— start —

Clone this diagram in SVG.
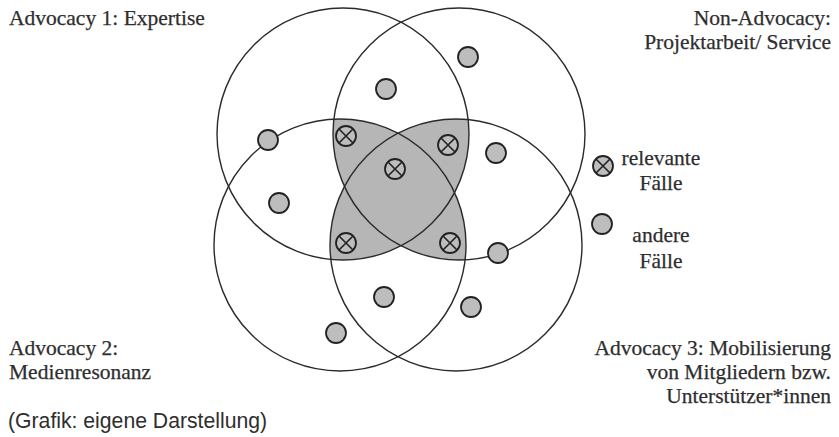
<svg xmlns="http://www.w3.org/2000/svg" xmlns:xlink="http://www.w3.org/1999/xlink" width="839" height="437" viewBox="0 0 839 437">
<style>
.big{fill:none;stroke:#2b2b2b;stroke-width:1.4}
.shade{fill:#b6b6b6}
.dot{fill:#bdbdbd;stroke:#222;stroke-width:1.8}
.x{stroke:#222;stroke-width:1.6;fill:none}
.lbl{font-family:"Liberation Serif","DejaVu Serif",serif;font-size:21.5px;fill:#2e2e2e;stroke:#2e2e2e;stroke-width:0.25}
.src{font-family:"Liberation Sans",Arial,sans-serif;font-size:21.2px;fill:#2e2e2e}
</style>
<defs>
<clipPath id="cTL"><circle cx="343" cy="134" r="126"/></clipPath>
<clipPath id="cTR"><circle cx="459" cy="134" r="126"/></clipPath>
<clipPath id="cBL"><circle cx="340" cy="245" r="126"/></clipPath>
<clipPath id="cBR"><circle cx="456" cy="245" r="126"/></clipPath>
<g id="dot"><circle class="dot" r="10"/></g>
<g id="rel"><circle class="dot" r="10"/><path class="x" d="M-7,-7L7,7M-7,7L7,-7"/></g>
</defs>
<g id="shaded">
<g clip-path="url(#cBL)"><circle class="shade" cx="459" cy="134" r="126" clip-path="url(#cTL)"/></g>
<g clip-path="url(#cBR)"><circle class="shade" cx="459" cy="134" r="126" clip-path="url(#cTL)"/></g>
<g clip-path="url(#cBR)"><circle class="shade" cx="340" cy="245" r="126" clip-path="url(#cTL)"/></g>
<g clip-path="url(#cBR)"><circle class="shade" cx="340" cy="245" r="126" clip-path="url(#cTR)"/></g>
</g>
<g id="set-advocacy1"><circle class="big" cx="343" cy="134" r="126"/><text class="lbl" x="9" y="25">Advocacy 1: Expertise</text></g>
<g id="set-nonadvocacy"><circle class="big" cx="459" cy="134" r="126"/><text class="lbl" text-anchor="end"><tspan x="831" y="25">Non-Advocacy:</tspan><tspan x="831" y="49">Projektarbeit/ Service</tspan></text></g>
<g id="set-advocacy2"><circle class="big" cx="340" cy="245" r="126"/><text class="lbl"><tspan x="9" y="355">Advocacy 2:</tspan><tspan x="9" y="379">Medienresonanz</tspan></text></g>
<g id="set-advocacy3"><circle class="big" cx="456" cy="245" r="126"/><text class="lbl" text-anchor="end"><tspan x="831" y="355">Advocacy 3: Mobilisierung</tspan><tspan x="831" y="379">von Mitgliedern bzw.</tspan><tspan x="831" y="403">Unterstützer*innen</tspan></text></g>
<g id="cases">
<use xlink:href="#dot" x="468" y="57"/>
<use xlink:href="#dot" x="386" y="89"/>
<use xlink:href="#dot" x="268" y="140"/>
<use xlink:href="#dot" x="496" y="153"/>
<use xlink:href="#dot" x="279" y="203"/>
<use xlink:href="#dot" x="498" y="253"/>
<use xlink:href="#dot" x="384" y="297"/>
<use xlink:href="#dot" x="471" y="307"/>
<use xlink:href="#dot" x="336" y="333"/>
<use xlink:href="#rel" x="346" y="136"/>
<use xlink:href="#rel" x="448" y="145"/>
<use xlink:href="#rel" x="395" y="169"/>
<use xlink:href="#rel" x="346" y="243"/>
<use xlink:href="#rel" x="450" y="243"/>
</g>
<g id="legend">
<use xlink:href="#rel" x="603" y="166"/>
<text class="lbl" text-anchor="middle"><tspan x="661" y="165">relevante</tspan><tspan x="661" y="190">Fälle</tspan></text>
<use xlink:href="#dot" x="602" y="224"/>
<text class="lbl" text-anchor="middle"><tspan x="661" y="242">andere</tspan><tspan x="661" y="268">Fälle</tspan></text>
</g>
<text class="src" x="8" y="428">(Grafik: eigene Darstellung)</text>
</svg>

— end —

# Task to complete
Transcribe the full listing character for character. Pictures are excluded.

# Reply
Clone this diagram in SVG.
<svg xmlns="http://www.w3.org/2000/svg" xmlns:xlink="http://www.w3.org/1999/xlink" width="839" height="437" viewBox="0 0 839 437">
<style>
.big{fill:none;stroke:#2b2b2b;stroke-width:1.4}
.shade{fill:#b6b6b6}
.dot{fill:#bdbdbd;stroke:#222;stroke-width:1.8}
.x{stroke:#222;stroke-width:1.6;fill:none}
.lbl{font-family:"Liberation Serif","DejaVu Serif",serif;font-size:21.5px;fill:#2e2e2e;stroke:#2e2e2e;stroke-width:0.25}
.src{font-family:"Liberation Sans",Arial,sans-serif;font-size:21.2px;fill:#2e2e2e}
</style>
<defs>
<clipPath id="cTL"><circle cx="343" cy="134" r="126"/></clipPath>
<clipPath id="cTR"><circle cx="459" cy="134" r="126"/></clipPath>
<clipPath id="cBL"><circle cx="340" cy="245" r="126"/></clipPath>
<clipPath id="cBR"><circle cx="456" cy="245" r="126"/></clipPath>
<g id="dot"><circle class="dot" r="10"/></g>
<g id="rel"><circle class="dot" r="10"/><path class="x" d="M-7,-7L7,7M-7,7L7,-7"/></g>
</defs>
<g id="shaded">
<g clip-path="url(#cBL)"><circle class="shade" cx="459" cy="134" r="126" clip-path="url(#cTL)"/></g>
<g clip-path="url(#cBR)"><circle class="shade" cx="459" cy="134" r="126" clip-path="url(#cTL)"/></g>
<g clip-path="url(#cBR)"><circle class="shade" cx="340" cy="245" r="126" clip-path="url(#cTL)"/></g>
<g clip-path="url(#cBR)"><circle class="shade" cx="340" cy="245" r="126" clip-path="url(#cTR)"/></g>
</g>
<g id="set-advocacy1"><circle class="big" cx="343" cy="134" r="126"/><text class="lbl" x="9" y="25">Advocacy 1: Expertise</text></g>
<g id="set-nonadvocacy"><circle class="big" cx="459" cy="134" r="126"/><text class="lbl" text-anchor="end"><tspan x="831" y="25">Non-Advocacy:</tspan><tspan x="831" y="49">Projektarbeit/ Service</tspan></text></g>
<g id="set-advocacy2"><circle class="big" cx="340" cy="245" r="126"/><text class="lbl"><tspan x="9" y="355">Advocacy 2:</tspan><tspan x="9" y="379">Medienresonanz</tspan></text></g>
<g id="set-advocacy3"><circle class="big" cx="456" cy="245" r="126"/><text class="lbl" text-anchor="end"><tspan x="831" y="355">Advocacy 3: Mobilisierung</tspan><tspan x="831" y="379">von Mitgliedern bzw.</tspan><tspan x="831" y="403">Unterstützer*innen</tspan></text></g>
<g id="cases">
<use xlink:href="#dot" x="468" y="57"/>
<use xlink:href="#dot" x="386" y="89"/>
<use xlink:href="#dot" x="268" y="140"/>
<use xlink:href="#dot" x="496" y="153"/>
<use xlink:href="#dot" x="279" y="203"/>
<use xlink:href="#dot" x="498" y="253"/>
<use xlink:href="#dot" x="384" y="297"/>
<use xlink:href="#dot" x="471" y="307"/>
<use xlink:href="#dot" x="336" y="333"/>
<use xlink:href="#rel" x="346" y="136"/>
<use xlink:href="#rel" x="448" y="145"/>
<use xlink:href="#rel" x="395" y="169"/>
<use xlink:href="#rel" x="346" y="243"/>
<use xlink:href="#rel" x="450" y="243"/>
</g>
<g id="legend">
<use xlink:href="#rel" x="603" y="166"/>
<text class="lbl" text-anchor="middle"><tspan x="661" y="165">relevante</tspan><tspan x="661" y="190">Fälle</tspan></text>
<use xlink:href="#dot" x="602" y="224"/>
<text class="lbl" text-anchor="middle"><tspan x="661" y="242">andere</tspan><tspan x="661" y="268">Fälle</tspan></text>
</g>
<text class="src" x="8" y="428">(Grafik: eigene Darstellung)</text>
</svg>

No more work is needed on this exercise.